Give back exactly the lines from the beginning of the listing below to the line holding "minimum width=26, minimum", both ends included; the pictures stay out.

> Data excerpt
▬▬▬▬▬▬▬▬▬▬
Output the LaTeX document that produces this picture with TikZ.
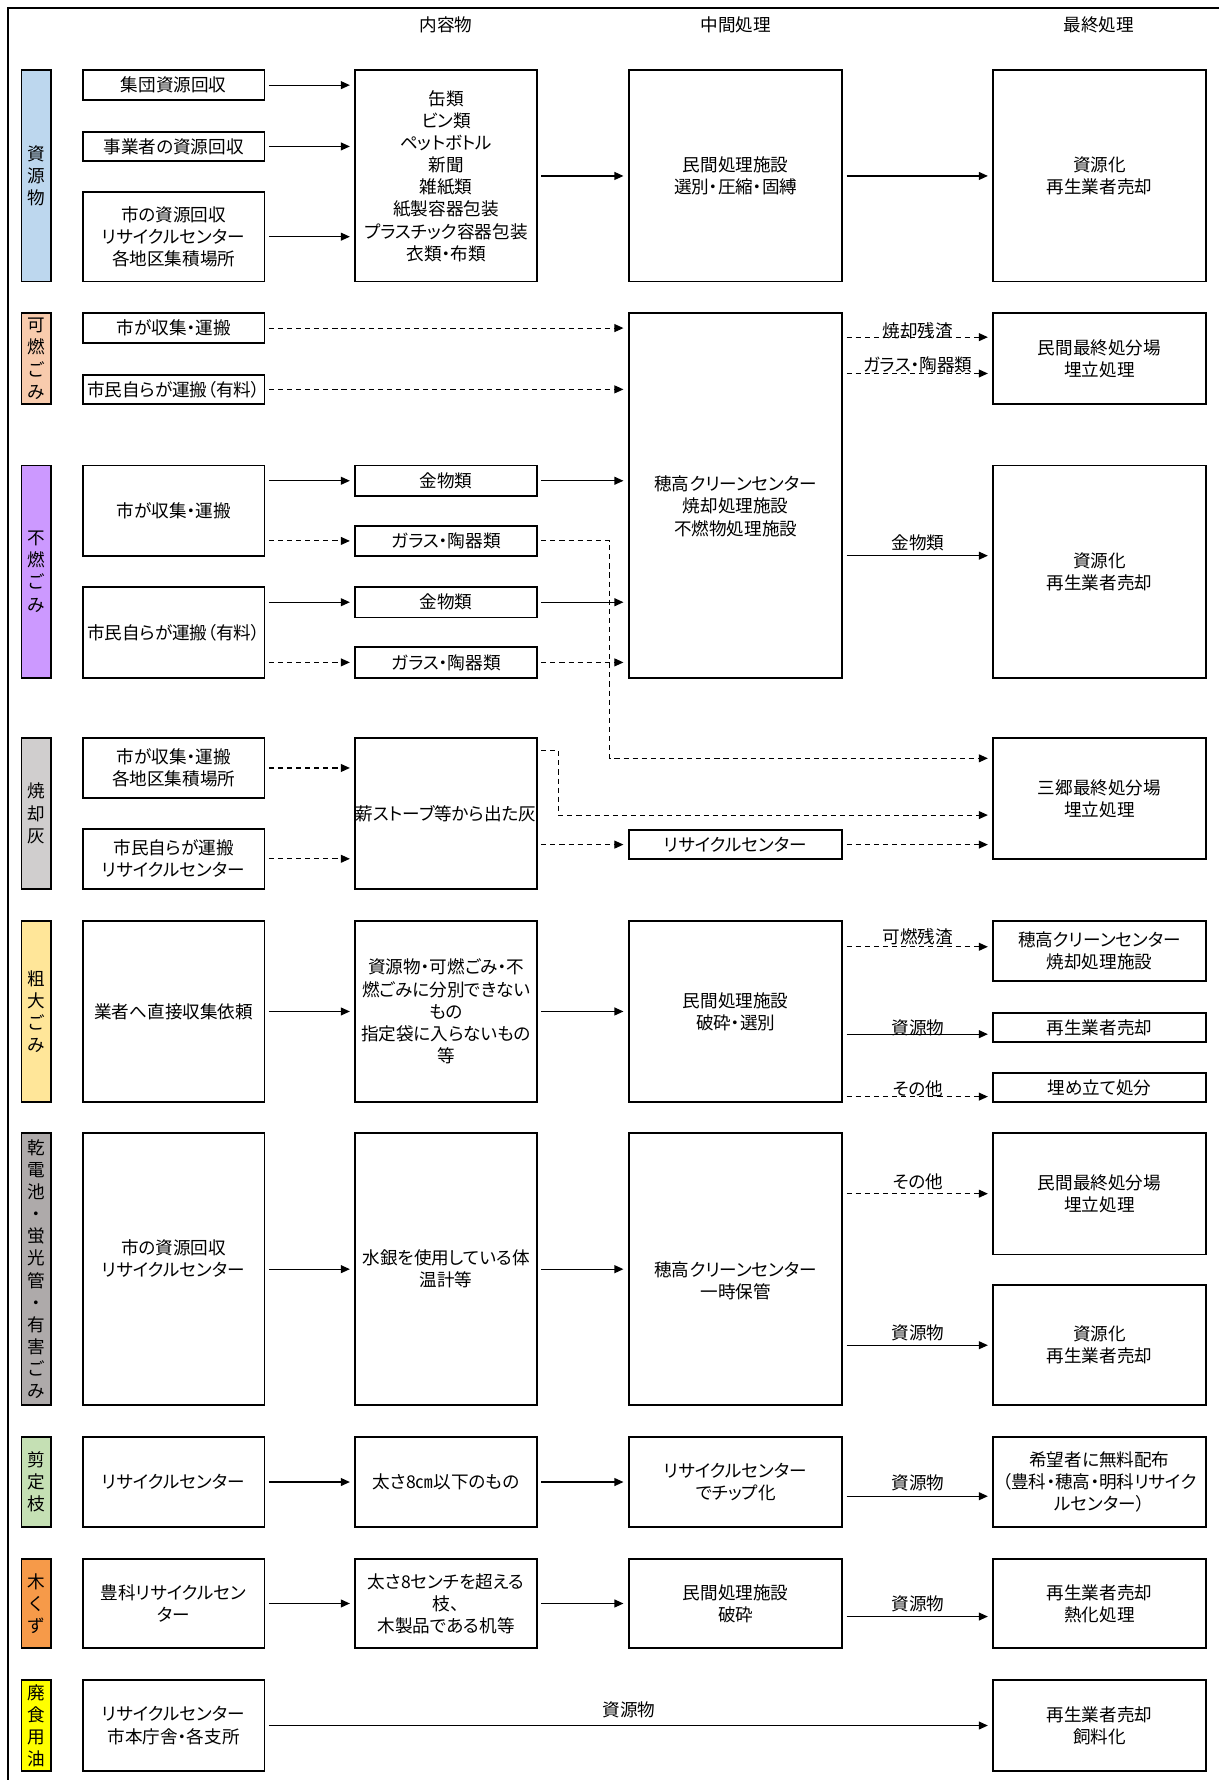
\documentclass[tikz,border=0pt]{standalone}
\usepackage{fontspec}
\setmainfont{Noto Sans CJK JP}[RawFeature=+palt]
\usetikzlibrary{arrows.meta}

\definecolor{cRes}{HTML}{BDD7EE}
\definecolor{cBurn}{HTML}{F8CBAD}
\definecolor{cNon}{HTML}{CC99FF}
\definecolor{cAsh}{HTML}{D0CECE}
\definecolor{cBulk}{HTML}{FFE699}
\definecolor{cHaz}{HTML}{AEAAAA}
\definecolor{cPrune}{HTML}{C5E0B4}
\definecolor{cWood}{HTML}{F69A49}
\definecolor{cOil}{HTML}{FFFF00}

% box: name, x1, y1, x2, y2, text
\newcommand{\mkbox}[6]{\node[box, minimum width={#4-#2}, minimum height={#5-#3}] (#1) at ({(#2+#4)/2},{(#3+#5)/2}) {#6};}
% category bar: name, y1, y2, colour, text
\newcommand{\mkbar}[5]{\node[bar, fill=#4, minimum width=26, minimum height={#3-#2}] (#1) at (32,{(#2+#3)/2}) {#5};}

\begin{document}
\begin{tikzpicture}[x=1pt,y=-1pt,
  every node/.style={font=\fontsize{15.5}{19.5}\selectfont, inner sep=0pt},
  box/.style={draw, line width=1.6pt, fill=white, align=center},
  bar/.style={draw, line width=1.6pt, align=center},
  txt/.style={align=center},
  conn/.style={line width=1.1pt, -{Triangle[length=8pt,width=7pt]}, shorten <=3pt, shorten >=4pt},
  dconn/.style={conn, line width=1pt, dash pattern=on 4.5pt off 3.5pt}]

\useasboundingbox (0,0) rectangle (1073,1568);

% outer frame (top and left edges)
\draw[line width=2.2pt, line join=miter] (1080,7) -- (7,7) -- (7,1575);

% column headings
\node (hd1) at (393,22) {内容物};
\node (hd2) at (648,22) {中間処理};
\node (hd3) at (968,22) {最終処理};

% ---- 資源物 ----
\mkbar{bar1}{62}{248}{cRes}{資\\源\\物}
\mkbox{a1}{73}{62}{233}{88}{集団資源回収}
\mkbox{a2}{73}{116}{233}{142}{事業者の資源回収}
\mkbox{a3}{73}{169}{233}{248}{市の資源回収\\リサイクルセンター\\各地区集積場所}
\mkbox{a4}{313}{62}{473}{248}{缶類\\ビン類\\ペットボトル\\新聞\\雑紙類\\紙製容器包装\\プラスチック容器包装\\衣類・布類}
\mkbox{a5}{554}{62}{742}{248}{民間処理施設\\選別・圧縮・固縛}
\mkbox{a6}{875}{62}{1062}{248}{資源化\\再生業者売却}

% ---- 可燃ごみ ----
\mkbar{bar2}{276}{356}{cBurn}{可\\燃\\ご\\み}
\mkbox{b1}{73}{276}{233}{302}{市が収集・運搬}
\mkbox{b2}{73}{330}{233}{356}{市民自らが運搬（有料）}
\node[box, minimum width=188, minimum height=321] (h1) at (648,436.5) {};
\node[txt] (h1t) at (648,446) {穂高クリーンセンター\\焼却処理施設\\不燃物処理施設};
\mkbox{b3}{875}{276}{1062}{356}{民間最終処分場\\埋立処理}

% ---- 不燃ごみ ----
\mkbar{bar3}{410}{597}{cNon}{不\\燃\\ご\\み}
\mkbox{c1}{73}{410}{233}{490}{市が収集・運搬}
\mkbox{c2}{73}{517}{233}{597}{市民自らが運搬（有料）}
\mkbox{c3}{313}{410}{473}{437}{金物類}
\mkbox{c4}{313}{463}{473}{490}{ガラス・陶器類}
\mkbox{c5}{313}{517}{473}{544}{金物類}
\mkbox{c6}{313}{570}{473}{597}{ガラス・陶器類}
\mkbox{c7}{875}{410}{1062}{597}{資源化\\再生業者売却}

% ---- 焼却灰 ----
\mkbar{bar4}{650}{783}{cAsh}{焼\\却\\灰}
\mkbox{d1}{73}{650}{233}{703}{市が収集・運搬\\各地区集積場所}
\mkbox{d2}{73}{730}{233}{783}{市民自らが運搬\\リサイクルセンター}
\mkbox{d3}{313}{650}{473}{783}{薪ストーブ等から出た灰}
\mkbox{d4}{554}{731}{742}{757}{リサイクルセンター}
\mkbox{d5}{875}{650}{1062}{757}{三郷最終処分場\\埋立処理}

% ---- 粗大ごみ ----
\mkbar{bar5}{811}{971}{cBulk}{粗\\大\\ご\\み}
\mkbox{e1}{73}{811}{233}{971}{業者へ直接収集依頼}
\mkbox{e2}{313}{811}{473}{971}{資源物・可燃ごみ・不\\燃ごみに分別できない\\もの\\指定袋に入らないもの\\等}
\mkbox{e3}{554}{811}{742}{971}{民間処理施設\\破砕・選別}
\mkbox{e4}{875}{811}{1062}{864}{穂高クリーンセンター\\焼却処理施設}
\mkbox{e5}{875}{892}{1062}{918}{再生業者売却}
\mkbox{e6}{875}{945}{1062}{971}{埋め立て処分}

% ---- 乾電池・蛍光管・有害ごみ ----
\mkbar{bar6}{998}{1238}{cHaz}{乾\\電\\池\\・\\蛍\\光\\管\\・\\有\\害\\ご\\み}
\node[box, minimum width=160, minimum height=240] (f1) at (153,1118) {};
\node[txt] (f1t) at (153,1108.5) {市の資源回収\\リサイクルセンター};
\mkbox{f2}{313}{998}{473}{1238}{水銀を使用している体\\温計等}
\node[box, minimum width=188, minimum height=240] (f3) at (648,1118) {};
\node[txt] (f3t) at (648,1128) {穂高クリーンセンター\\一時保管};
\mkbox{f4}{875}{998}{1062}{1105}{民間最終処分場\\埋立処理}
\mkbox{f5}{875}{1132}{1062}{1238}{資源化\\再生業者売却}

% ---- 剪定枝 ----
\mkbar{bar7}{1266}{1345}{cPrune}{剪\\定\\枝}
\mkbox{g1}{73}{1266}{233}{1345}{リサイクルセンター}
\mkbox{g2}{313}{1266}{473}{1345}{太さ8㎝以下のもの}
\mkbox{g3}{554}{1266}{742}{1345}{リサイクルセンター\\でチップ化}
\mkbox{g4}{875}{1266}{1062}{1345}{希望者に無料配布\\（豊科・穂高・明科リサイク\\ルセンター）}

% ---- 木くず ----
\mkbar{bar8}{1373}{1452}{cWood}{木\\く\\ず}
\mkbox{i1}{73}{1373}{233}{1452}{豊科リサイクルセン\\ター}
\mkbox{i2}{313}{1373}{473}{1452}{太さ8センチを超える\\枝、\\木製品である机等}
\mkbox{i3}{554}{1373}{742}{1452}{民間処理施設\\破砕}
\mkbox{i4}{875}{1373}{1062}{1452}{再生業者売却\\熱化処理}

% ---- 廃食用油 ----
\mkbar{bar9}{1480}{1560}{cOil}{廃\\食\\用\\油}
\mkbox{j1}{73}{1480}{233}{1560}{リサイクルセンター\\市本庁舎・各支所}
\mkbox{j2}{875}{1480}{1062}{1560}{再生業者売却\\飼料化}

% ================= connectors =================
% 資源物
\draw[conn] (a1.east) -- (a1.east -| a4.west);
\draw[conn] (a2.east) -- (a2.east -| a4.west);
\draw[conn] (a3.east) -- (a3.east -| a4.west);
\draw[conn] (a4.east) -- (a5.west);
\draw[conn] (a5.east) -- (a6.west);

% 可燃ごみ
\draw[dconn] (b1.east) -- (b1.east -| h1.west);
\draw[dconn] (b2.east) -- (b2.east -| h1.west);
\draw[dconn] (h1.east |- 0,297) -- node[midway, yshift=6pt] {焼却残渣} (b3.west |- 0,297);
\draw[dconn] (h1.east |- 0,329) -- node[midway, yshift=7.5pt] {ガラス・陶器類} (b3.west |- 0,329);

% 不燃ごみ
\draw[conn] (c1.east |- c3) -- (c3.west);
\draw[dconn] (c1.east |- c4) -- (c4.west);
\draw[conn] (c2.east |- c5) -- (c5.west);
\draw[dconn] (c2.east |- c6) -- (c6.west);
\draw[conn] (c3.east) -- (c3.east -| h1.west);
\draw[conn] (c5.east) -- (c5.east -| h1.west);
\draw[dconn] (c6.east) -- (c6.east -| h1.west);
\draw[dconn] (c4.east) -- (c4.east -| 537,0) -- (537,668) -- (d5.west |- 0,668);
\draw[conn] (h1.east |- 0,489.5) -- node[midway, yshift=11.5pt] {金物類} (c7.west |- 0,489.5);

% 焼却灰
\draw[dconn] (d1.east) -- (d1.east -| d3.west);
\draw[dconn] (d2.east) -- (d2.east -| d3.west);
\draw[dconn] (d3.east |- 0,661) -- (492,661) -- (492,718) -- (d5.west |- 0,718);
\draw[dconn] (d3.east |- d4) -- (d4.west);
\draw[dconn] (d4.east) -- (d4.east -| d5.west);

% 粗大ごみ
\draw[conn] (e1.east) -- (e2.west);
\draw[conn] (e2.east) -- (e3.west);
\draw[dconn] (e3.east |- 0,834) -- node[midway, yshift=9pt] {可燃残渣} (e4.west |- 0,834);
\draw[conn] (e3.east |- 0,911) -- node[midway, yshift=6pt] {資源物} (e5.west |- 0,911);
\draw[dconn] (e3.east |- 0,966) -- node[midway, yshift=7pt] {その他} (e6.west |- 0,966);

% 乾電池・蛍光管・有害ごみ
\draw[conn] (f1.east) -- (f2.west);
\draw[conn] (f2.east) -- (f3.west);
\draw[dconn] (f3.east |- f4) -- node[midway, yshift=10.5pt] {その他} (f4.west);
\draw[conn] (f3.east |- f5) -- node[midway, yshift=11pt] {資源物} (f5.west);

% 剪定枝
\draw[conn] (g1.east) -- (g2.west);
\draw[conn] (g2.east) -- (g3.west);
\draw[conn] (g3.east |- 0,1318) -- node[midway, yshift=11.5pt] {資源物} (g4.west |- 0,1318);

% 木くず
\draw[conn] (i1.east) -- (i2.west);
\draw[conn] (i2.east) -- (i3.west);
\draw[conn] (i3.east |- 0,1424) -- node[midway, yshift=11pt] {資源物} (i4.west |- 0,1424);

% 廃食用油
\draw[conn] (j1.east) -- node[midway, yshift=14pt] {資源物} (j2.west);

\end{tikzpicture}
\end{document}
▬▬▬▬▬▬▬▬▬▬
> Answer for the task
Output the LaTeX document that produces this picture with TikZ.
\documentclass[tikz,border=0pt]{standalone}
\usepackage{fontspec}
\setmainfont{Noto Sans CJK JP}[RawFeature=+palt]
\usetikzlibrary{arrows.meta}

\definecolor{cRes}{HTML}{BDD7EE}
\definecolor{cBurn}{HTML}{F8CBAD}
\definecolor{cNon}{HTML}{CC99FF}
\definecolor{cAsh}{HTML}{D0CECE}
\definecolor{cBulk}{HTML}{FFE699}
\definecolor{cHaz}{HTML}{AEAAAA}
\definecolor{cPrune}{HTML}{C5E0B4}
\definecolor{cWood}{HTML}{F69A49}
\definecolor{cOil}{HTML}{FFFF00}

% box: name, x1, y1, x2, y2, text
\newcommand{\mkbox}[6]{\node[box, minimum width={#4-#2}, minimum height={#5-#3}] (#1) at ({(#2+#4)/2},{(#3+#5)/2}) {#6};}
% category bar: name, y1, y2, colour, text
\newcommand{\mkbar}[5]{\node[bar, fill=#4, minimum width=26, minimum height={#3-#2}] (#1) at (32,{(#2+#3)/2}) {#5};}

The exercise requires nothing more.